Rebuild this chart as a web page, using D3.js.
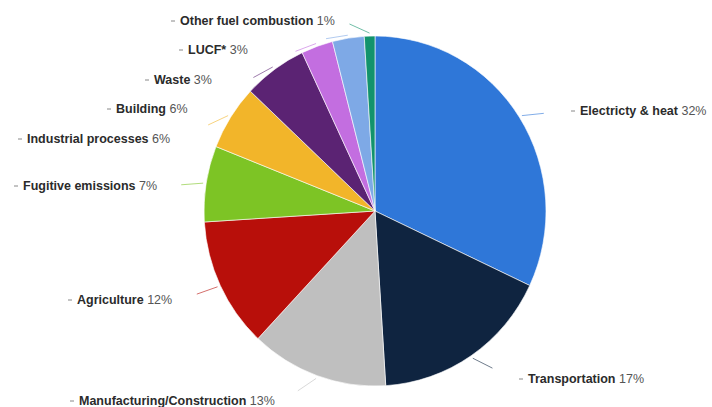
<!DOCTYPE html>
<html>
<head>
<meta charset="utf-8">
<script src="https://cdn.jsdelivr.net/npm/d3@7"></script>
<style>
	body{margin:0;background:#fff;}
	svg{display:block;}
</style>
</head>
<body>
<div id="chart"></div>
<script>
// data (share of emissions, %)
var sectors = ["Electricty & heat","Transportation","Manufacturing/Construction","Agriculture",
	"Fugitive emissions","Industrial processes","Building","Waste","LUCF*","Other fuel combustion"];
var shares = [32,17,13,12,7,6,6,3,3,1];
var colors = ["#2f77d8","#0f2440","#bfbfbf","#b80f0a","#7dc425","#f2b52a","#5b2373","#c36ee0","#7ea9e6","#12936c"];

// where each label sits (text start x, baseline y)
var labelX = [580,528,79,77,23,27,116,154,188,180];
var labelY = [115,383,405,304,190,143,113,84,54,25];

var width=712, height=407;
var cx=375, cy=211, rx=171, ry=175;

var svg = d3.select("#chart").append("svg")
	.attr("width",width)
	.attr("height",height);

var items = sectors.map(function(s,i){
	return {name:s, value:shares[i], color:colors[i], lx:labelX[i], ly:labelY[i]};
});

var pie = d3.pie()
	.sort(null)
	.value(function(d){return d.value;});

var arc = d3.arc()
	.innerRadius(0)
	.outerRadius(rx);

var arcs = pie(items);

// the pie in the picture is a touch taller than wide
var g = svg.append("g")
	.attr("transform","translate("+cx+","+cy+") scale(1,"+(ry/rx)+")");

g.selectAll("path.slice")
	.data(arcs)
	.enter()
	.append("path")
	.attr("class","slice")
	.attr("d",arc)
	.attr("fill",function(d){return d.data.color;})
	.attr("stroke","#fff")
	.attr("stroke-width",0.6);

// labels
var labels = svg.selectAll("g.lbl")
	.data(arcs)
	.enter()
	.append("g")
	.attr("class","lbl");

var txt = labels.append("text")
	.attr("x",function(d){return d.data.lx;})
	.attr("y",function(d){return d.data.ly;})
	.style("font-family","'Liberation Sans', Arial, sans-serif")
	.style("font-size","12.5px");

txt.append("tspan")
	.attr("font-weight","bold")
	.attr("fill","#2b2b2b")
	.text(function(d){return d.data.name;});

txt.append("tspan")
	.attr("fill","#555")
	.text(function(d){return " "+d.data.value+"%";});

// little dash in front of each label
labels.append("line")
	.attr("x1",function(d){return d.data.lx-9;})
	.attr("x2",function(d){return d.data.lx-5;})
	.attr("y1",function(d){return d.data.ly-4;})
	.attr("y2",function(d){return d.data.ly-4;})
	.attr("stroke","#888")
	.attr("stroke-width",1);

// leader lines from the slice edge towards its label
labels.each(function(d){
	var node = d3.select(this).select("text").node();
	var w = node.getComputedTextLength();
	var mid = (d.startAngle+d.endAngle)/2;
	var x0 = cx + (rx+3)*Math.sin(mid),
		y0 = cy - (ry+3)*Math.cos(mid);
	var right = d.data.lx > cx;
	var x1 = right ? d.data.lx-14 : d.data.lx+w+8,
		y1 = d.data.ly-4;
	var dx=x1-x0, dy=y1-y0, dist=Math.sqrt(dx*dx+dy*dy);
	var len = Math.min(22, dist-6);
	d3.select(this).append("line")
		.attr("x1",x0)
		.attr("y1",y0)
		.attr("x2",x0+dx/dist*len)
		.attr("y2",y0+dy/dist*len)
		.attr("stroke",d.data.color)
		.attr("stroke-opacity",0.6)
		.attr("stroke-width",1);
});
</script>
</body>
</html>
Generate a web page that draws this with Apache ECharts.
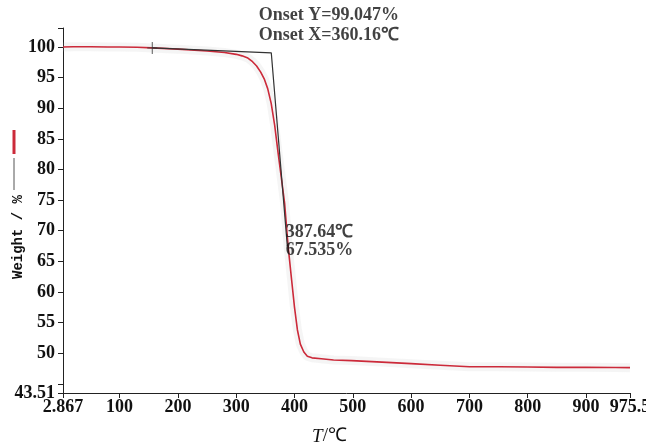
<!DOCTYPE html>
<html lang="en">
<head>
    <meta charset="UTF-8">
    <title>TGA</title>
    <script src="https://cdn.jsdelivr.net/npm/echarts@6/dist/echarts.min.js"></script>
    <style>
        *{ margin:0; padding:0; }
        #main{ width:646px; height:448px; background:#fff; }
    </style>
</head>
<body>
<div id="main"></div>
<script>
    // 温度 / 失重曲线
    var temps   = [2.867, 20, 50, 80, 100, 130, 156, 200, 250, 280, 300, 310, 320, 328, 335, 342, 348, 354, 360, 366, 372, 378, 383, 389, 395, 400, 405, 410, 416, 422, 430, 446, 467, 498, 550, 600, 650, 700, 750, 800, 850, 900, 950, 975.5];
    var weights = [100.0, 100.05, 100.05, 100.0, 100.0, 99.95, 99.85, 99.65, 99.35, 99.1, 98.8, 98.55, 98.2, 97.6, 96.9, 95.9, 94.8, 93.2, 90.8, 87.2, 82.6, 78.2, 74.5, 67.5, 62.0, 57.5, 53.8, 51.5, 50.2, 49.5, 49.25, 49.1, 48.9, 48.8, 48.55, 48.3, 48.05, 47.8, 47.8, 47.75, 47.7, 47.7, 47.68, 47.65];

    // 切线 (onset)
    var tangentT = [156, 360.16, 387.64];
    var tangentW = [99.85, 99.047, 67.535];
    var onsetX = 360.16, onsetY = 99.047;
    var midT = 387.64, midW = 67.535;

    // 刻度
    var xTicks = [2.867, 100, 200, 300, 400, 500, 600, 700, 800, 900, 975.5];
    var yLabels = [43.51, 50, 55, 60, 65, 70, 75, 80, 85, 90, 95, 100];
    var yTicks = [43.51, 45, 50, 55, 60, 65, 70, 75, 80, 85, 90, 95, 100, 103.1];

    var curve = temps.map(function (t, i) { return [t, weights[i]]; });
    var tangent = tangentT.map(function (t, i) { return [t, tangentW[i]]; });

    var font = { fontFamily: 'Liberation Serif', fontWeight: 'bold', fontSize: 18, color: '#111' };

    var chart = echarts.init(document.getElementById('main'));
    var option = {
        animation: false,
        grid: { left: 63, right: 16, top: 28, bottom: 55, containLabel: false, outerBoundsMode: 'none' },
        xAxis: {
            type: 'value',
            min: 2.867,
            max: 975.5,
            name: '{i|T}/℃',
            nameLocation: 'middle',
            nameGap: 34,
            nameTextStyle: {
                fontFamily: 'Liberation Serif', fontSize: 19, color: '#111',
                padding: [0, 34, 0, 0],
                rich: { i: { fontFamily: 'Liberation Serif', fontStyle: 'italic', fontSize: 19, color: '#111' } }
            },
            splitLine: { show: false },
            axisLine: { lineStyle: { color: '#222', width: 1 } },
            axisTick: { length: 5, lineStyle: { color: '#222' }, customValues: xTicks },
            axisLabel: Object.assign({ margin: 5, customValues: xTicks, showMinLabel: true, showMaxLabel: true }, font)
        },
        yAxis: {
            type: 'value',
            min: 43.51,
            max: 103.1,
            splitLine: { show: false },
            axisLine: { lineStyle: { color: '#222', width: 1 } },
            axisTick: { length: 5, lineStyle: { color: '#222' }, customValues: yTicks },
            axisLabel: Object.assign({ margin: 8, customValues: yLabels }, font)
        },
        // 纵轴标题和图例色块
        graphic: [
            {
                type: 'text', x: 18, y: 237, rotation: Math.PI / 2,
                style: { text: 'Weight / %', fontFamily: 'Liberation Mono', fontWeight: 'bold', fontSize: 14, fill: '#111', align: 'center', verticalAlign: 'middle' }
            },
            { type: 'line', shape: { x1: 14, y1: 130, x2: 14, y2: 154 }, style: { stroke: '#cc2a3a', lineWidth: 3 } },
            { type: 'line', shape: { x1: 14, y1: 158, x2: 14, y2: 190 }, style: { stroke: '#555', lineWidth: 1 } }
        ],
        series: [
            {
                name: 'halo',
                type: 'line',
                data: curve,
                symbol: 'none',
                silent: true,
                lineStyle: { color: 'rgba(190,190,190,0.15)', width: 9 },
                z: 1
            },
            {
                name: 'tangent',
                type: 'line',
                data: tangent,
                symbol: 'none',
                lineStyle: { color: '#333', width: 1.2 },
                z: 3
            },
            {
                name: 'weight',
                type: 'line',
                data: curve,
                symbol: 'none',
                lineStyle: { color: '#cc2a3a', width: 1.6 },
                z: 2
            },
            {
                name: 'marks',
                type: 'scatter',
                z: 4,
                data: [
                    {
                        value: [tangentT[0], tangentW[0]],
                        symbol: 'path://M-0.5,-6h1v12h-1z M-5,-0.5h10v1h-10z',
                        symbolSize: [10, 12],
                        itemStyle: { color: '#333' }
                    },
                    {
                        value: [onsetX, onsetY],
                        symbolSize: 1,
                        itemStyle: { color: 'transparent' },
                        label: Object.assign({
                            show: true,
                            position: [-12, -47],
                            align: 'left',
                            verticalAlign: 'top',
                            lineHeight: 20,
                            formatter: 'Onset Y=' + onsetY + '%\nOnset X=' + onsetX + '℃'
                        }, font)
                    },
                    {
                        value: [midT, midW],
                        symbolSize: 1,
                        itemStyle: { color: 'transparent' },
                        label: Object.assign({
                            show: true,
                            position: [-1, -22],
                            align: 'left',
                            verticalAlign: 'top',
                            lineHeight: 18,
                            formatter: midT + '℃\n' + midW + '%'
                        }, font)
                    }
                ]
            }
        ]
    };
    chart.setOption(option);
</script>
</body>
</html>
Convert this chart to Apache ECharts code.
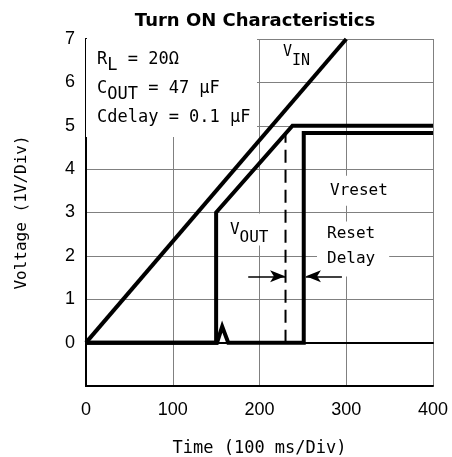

----------------------------------------

> _Problem to work on_: Find every line in the records above that contains the word "this", and copy each one.

> _Full solution_:
Rebuild this chart as a web page, using D3.js.
	var node = d3.select(this).select("text").node();
	d3.select(this).append("line")
Generate a web page that draws this with Apache ECharts.
Convert this chart to Apache ECharts code.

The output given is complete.